All of monastic life is a liturgy, but the liturgical offices mark the day by seven particularly intense moments: five are celebrated in the solitude of the hermitage and two in the monastery church.
The monks and monastic sisters celebrate the OFFICE OF WATCHING when they rise, in the silence and solitude of the hermitage in order to keep vigil in watching for the return of the Bridegroom who comes in the middle of the night. It is a time of intercession for all those who are prey to the night of doubt, suffering, error, sin and unbelief.
In the monastery church, the monks and monastic sisters gather for the office of MATINS, which is followed by LAUDS, to sing to the true Dawn, “the Light of the east,” Christ, the Orient of orients. By Him, the Church is illuminated by the Light without setting. This is the principal office of the day. It includes a long period of psalmody and also biblical and patristic readings. The canticles of the Old and New Testaments, prolonged by the troparia of the Canon of Odes, are, like the psalms, the response of the Bride to the Bridegroom.
At 9 A.M., in the solitude of the cell, the monks and monastic sisters celebrate the office of TERCE which commemorates the completion of the paschal mystery by the effusion of the Fire of the Holy Spirit.
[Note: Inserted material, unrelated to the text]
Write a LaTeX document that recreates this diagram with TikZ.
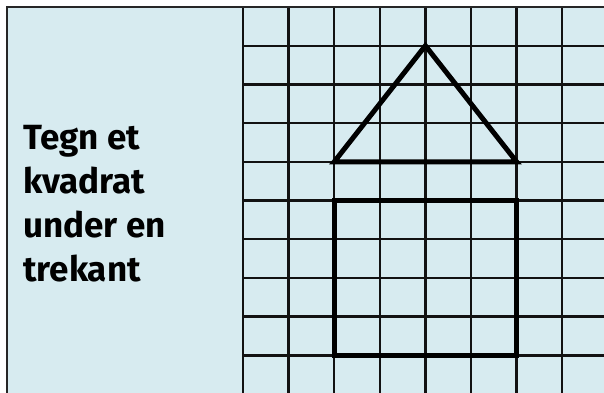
\documentclass[tikz,border=0pt]{standalone}
\usepackage{fontspec}
\setmainfont{Fira Sans}
\definecolor{paperblue}{RGB}{215,235,240}
\definecolor{gridink}{RGB}{18,18,18}

\begin{document}
\begin{tikzpicture}[
  x=1pt, y=-1pt,
  gridline/.style={draw=gridink, line width=2.4pt},
  frameline/.style={draw=black!85, line width=2.4pt},
  shapeline/.style={draw=black, line width=5pt, line join=miter},
  prompt/.style={font=\fontsize{35}{44}\selectfont\bfseries, align=left,
    inner sep=0pt, anchor=base west}
]
\useasboundingbox (0,0) rectangle (604,392);
\fill[paperblue] (7,7) rectangle (604,394);

% squared paper
\foreach \i in {0,...,7}
  \draw[gridline] (243+45.6*\i,7) -- (243+45.6*\i,394);
\foreach \j in {1,...,9}
  \draw[gridline] (243,7+38.7*\j) -- (606,7+38.7*\j);
\draw[frameline] (7,394) -- (7,7) -- (606,7);

% task text
\node[prompt] (task) at (23,281) {Tegn et\\kvadrat\\under en\\trekant};

% triangle on top, square below
\coordinate (apex) at (425.4,45.7);
\coordinate (baseL) at (334.2,161.8);
\coordinate (baseR) at (516.6,161.8);
\draw[shapeline] (baseL) -- (apex) -- (baseR) -- cycle;
\draw[shapeline] (334.2,200.5) rectangle (516.6,355.3);
\end{tikzpicture}
\end{document}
At noon, the hour of SEXT is celebrated. In the solitude of the hermitage, the monks and monastic sisters contemplate Christ nailed to the Cross.
At 3 P.M., the hour of NONE is celebrated. In the oratory of the cell or of the workshop, the monks and monastic sisters commemorate Jesus’ death of Love on the Cross.
At VESPERS, the community gathers in the monastery church in order to praise God for his creation. In the depths of the night of sinful man, the community welcomes with joy the appearance of the risen Christ who is the “Joyful Light of the holy Glory of the Father.” The Gospel of the day is proclaimed.
The office of COMPLINE, always celebrated in the cell, is the final liturgical act of the day. Before going to bed, the monks and monastic sisters commit their spirit into the hands of the Father, beseeching Christ to guard their hearts during the watches of the night.
The EUCHARIST is the summit of the liturgical day and of fraternal life. It is the daily offering to the Father of the sacrifice of Jesus for all of humanity. It is usually celebrated at the end of Matins or Vespers.
In our monastic Family, the different liturgical offices draw their inspiration from the liturgy of the east, while the Mass is of the Latin rite. These celebrations are colored by the particular liturgical periods of the year, feasts and by the memorials of the saints.
The liturgy (the word means the work of the people) is the filial and loving response of men and women to God’s plan of Love for his creatures. Since the Incarnation of the Son of God in Jesus of Nazareth, who perfectly adored the Father, every human being can — by Him, with Him and in Him — address the Father with complete trust.
The liturgy of our monasteries is drawn from the churches of the east and west. The liturgical year unfolds the Mystery of Christ, following two lines which repeatedly intersect:
one is the great cycle of the Nativity, the Manifestation of God made man and of the Passover of the Redeemer, which is completed by the gift of the Spirit and the birth of the Church at Pentecost.
the other is that of the periodic feasts, when the Church celebrates and contemplates a particular Mystery of the life of the Redeemer or of the work of grace in the great saints.
During each liturgical celebration, the Holy Spirit silently spreads, in the hearts of those who are present, the Fire of Love, which He is in plenitude. To those who invoke Him, He lavishes his gifts, in order to hasten the coming of the Kingdom of God. For those who celebrate the Liturgy with faith and in communion with the Church of heaven and of earth, it is a call to pass from their own life to the life of Christ, and to be “transformed into his likeness from one degree of glory to another” 2 Co 3:18. That is why, when Christians are present at the Mass, which is the culmination of the Liturgy, they are called to pass from death to Life, from lies to the Truth, from discord to Love and from darkness to the Light — which is the Person of Christ.
Easter is the Feast of feasts, which celebrates in advance the deification of every person who believes in Jesus and who unites his will to the Father’s will. In Jesus, having passed from this world to the Father, we enter into the “Eighth Day,” the new and eternal Day of the risen Christ. It is with the Virgin Mary, the Mother of Jesus and his first disciple, that the Church celebrates this Mystery. Day after day, the Virgin Mary brings to birth in the true Life as expressed by the Gospel those who, with Saint John at the foot of the Cross, receive her as Mother.